Japanese and Indian Tip-toeing

 

            American ambivalence and strong Chinese interests against a KR tribunal have left the issue open for other major powers to step into greater roles in shaping the process. Both Japan and India have expressed interest in the Khmer Rouge trials, although both of these Asian powers have approached the matter with caution. India is eager to assume a greater leadership role in the diplomacy of Southeast Asia, as evident from its improved relations with Vietnam, Indonesia, and other regional actors. New Delhi’s offer to support a mixed KR tribunal if the United Nations permanently withdraws reflects an interest in the accountability process and in assuming a higher profile in Southeast Asian diplomacy. However, India is currently preoccupied with the conflict in Kashmir and is loath to offend Beijing, a longtime ally of Pakistan. New Delhi is also concerned about the re-emergent U.S.-Pakistani alliance and will continue to approach the KR tribunal carefully, avoiding steps that would threaten its critical relationship with Washington.

 

            Japan has likewise expressed interest in funding the Khmer Rouge tribunal and has offered consistent normative support for an international legal proceeding against Khmer Rouge leaders. Nevertheless, like India, Japan is constrained by its relations with other major states active in the Asia-Pacific region. Its alliance with the United States remains Japan’s dominant international security relationship, and Tokyo has seldom taken diplomatic action in the region that would create tension with Washington.

 

            Japan has also been wary of diplomatic initiatives that would offend neighboring Asian countries, whose acute memory of Japanese imperialism and the “Greater East Asia Prosperity Sphere” is evident in continued rows over history textbooks, Japanese war memorials, and the like. The opposition Japan faces in asserting diplomatic leadership in Southeast Asia was epitomized by Lee Kuan Yew, who once exclaimed that allowing Japan to participate in the UNTAC peacekeeping mission was “like giving chocolate liquers to an alcoholic.” Asian suspicions of Tokyo help to explain why Japan has relied heavily on financial support, and not military or political muscle, to exert its diplomatic influence in Asia. The KR tribunal is likely to be no exception.

 

            In sum, both Tokyo and New Delhi have interests in assuming greater leadership in the KR tribunal process, but both are cautious to avoid tension in their relations with China or the United States. Neither India nor Japan is likely to pursue an aggressive accountability campaign without a green or, at the very least, a blinking yellow light from Washington.

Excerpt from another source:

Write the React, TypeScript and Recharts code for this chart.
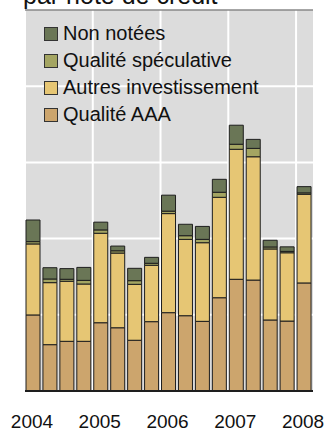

Conclusion: A Great-Power Muddle?

 

            To conclude, the impact of great-power politics on the search for accountability in Cambodia has been mixed. During the late 1990s, the balance of great-power influence was tipped in favor of a tribunal, but enthusiasm was never unanimous. In the past year, the most powerful and relevant state in the greater Asia-Pacific region-the United States-has shifted to a more ambivalent position, and a divided Washington has arguably hindered the emergence of Khmer Rouge trials as much as its has promoted them. The more enthusiastic policies of India and Japan are promising, but their realization may well depend on renewed U.S. interest.

 

            Without stronger great-power backing, UN negotiators may possess insufficient diplomatic leverage to break their current impasse with the Cambodian government. Facing only moderate pressure, Hun Sen and his negotiators have been unwilling to meet UN demands for added procedural safeguards designed to ensure the fairness of the trials. Cambodia’s recent receipt of $600 million in bilateral aid-$200 million more than it asked for-shows that Hun Sen’s alleged intransigence on the tribunal issue has cost him little. If the past is any indication, the great powers will need to apply considerably more pressure if the Cambodian government is to accept trials that comply with inter-national (i.e., UN) demands.

 

            To be sure, there are many individuals in each of the great powers, along with variable fractions of each state’s leadership, who support a tribunal on moral or ideological grounds. However, evidence to date suggests that perceptions of national self-interest have been at least as important as considerations of justice in shaping the policies of the major powers, and those self-interests have contributed to the absence of justice for the crimes of the CPK.

 

            While great-power politics are by no means the only factors holding up a KR tribunal, they may become the most determinative variable as the negotiating process moves forward. As the country with the greatest power resources and the most shifting position toward a trial, the United States is probably the critical hinge. To achieve credible justice in Cambodia, U.S. policymakers will have to overcome their concerns and commit themselves to the promotion of the same human rights so fundamental to the American political and ideological tradition.

 

_______________________

John D. Ciorciari is the Wai Seng Senior Research Scholar at the Asian Studies Centre, University of Oxford.